#### Source records ####

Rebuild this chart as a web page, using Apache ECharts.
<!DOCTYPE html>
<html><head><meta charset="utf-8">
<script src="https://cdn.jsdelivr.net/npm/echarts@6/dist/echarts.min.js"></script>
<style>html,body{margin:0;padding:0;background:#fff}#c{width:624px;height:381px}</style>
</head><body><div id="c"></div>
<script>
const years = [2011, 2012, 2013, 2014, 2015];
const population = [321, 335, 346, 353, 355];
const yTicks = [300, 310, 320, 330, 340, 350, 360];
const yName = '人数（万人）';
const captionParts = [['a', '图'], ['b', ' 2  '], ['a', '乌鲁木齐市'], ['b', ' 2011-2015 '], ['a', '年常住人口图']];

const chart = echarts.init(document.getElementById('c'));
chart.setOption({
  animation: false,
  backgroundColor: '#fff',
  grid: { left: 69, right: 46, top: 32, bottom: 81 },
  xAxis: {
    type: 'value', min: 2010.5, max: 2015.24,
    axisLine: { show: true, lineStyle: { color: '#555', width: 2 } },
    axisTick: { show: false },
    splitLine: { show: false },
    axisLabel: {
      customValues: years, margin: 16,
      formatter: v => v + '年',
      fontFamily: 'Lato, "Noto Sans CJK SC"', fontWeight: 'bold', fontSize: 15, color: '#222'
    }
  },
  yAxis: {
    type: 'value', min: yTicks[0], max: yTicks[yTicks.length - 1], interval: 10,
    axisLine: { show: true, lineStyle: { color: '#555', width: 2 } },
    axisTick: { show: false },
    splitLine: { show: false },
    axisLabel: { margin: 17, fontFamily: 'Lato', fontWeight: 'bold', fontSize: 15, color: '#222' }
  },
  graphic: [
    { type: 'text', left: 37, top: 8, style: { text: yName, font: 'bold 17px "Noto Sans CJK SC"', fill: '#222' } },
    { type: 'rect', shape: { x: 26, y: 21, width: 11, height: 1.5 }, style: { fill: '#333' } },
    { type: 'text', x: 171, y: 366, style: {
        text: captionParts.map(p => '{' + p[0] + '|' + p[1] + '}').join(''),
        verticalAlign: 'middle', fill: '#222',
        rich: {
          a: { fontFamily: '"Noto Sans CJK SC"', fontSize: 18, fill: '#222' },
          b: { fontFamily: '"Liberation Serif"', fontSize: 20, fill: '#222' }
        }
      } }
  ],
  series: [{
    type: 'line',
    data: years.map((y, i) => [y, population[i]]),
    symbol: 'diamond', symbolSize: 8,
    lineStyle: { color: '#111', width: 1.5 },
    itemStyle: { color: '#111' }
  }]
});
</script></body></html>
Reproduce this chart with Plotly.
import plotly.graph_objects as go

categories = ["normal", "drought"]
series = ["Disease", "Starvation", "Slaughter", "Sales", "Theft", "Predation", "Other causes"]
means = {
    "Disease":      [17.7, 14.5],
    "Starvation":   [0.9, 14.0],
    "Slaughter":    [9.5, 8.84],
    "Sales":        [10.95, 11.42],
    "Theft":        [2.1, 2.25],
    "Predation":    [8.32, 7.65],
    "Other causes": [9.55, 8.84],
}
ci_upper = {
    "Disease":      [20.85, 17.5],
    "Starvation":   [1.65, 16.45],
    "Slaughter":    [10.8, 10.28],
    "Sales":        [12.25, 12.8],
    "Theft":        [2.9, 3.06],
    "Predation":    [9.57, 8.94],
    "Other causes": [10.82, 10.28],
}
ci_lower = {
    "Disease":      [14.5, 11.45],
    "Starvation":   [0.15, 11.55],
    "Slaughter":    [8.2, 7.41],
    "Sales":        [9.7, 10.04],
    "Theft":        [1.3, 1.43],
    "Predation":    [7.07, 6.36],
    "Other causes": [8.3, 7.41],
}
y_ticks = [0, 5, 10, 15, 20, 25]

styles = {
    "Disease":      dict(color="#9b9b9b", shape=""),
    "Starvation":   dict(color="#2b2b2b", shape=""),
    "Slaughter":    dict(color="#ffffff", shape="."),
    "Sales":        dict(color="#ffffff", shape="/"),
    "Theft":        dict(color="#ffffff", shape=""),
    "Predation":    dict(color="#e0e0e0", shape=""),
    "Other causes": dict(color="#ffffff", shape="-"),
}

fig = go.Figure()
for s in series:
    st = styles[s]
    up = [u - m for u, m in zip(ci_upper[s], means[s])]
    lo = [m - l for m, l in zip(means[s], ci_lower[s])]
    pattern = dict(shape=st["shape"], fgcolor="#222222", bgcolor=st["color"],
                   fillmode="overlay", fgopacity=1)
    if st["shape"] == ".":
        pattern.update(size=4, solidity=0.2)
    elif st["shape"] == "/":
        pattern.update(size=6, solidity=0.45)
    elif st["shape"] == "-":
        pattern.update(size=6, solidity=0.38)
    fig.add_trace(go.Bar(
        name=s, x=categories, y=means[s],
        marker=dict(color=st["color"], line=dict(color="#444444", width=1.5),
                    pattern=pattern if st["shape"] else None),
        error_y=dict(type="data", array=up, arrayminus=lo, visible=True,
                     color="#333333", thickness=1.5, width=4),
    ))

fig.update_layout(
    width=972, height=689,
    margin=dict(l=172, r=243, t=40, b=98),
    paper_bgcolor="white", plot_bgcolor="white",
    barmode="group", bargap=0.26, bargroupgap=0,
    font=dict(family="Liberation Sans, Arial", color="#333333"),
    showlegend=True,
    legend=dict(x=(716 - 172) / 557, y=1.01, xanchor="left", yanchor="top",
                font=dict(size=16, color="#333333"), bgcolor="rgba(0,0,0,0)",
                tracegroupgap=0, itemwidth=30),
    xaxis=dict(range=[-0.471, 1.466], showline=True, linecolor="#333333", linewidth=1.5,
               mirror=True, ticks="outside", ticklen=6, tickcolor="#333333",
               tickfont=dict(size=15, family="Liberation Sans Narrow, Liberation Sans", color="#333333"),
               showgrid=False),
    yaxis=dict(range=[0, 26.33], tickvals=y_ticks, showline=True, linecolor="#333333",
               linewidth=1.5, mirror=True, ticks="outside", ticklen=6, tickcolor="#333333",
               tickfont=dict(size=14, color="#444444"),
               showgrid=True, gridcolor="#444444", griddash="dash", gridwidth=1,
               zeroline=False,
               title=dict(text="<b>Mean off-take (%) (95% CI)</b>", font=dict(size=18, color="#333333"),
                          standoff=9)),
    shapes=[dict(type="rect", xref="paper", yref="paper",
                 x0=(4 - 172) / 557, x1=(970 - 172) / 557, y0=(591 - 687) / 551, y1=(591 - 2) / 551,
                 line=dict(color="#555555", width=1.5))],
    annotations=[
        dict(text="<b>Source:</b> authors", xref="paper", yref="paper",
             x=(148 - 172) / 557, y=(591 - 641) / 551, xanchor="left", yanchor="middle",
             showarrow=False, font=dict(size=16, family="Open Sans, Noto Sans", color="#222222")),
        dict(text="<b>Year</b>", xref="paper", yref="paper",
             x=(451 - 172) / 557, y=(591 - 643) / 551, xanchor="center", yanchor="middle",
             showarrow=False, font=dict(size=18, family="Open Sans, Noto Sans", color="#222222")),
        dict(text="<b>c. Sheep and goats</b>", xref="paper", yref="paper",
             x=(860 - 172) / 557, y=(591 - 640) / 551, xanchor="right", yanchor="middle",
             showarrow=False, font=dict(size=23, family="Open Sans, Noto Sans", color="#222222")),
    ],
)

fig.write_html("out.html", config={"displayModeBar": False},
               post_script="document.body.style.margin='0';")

####

## Instructions for the task
Find how many lines in the listing contain the word "this" and give that count alone.

## Output below
2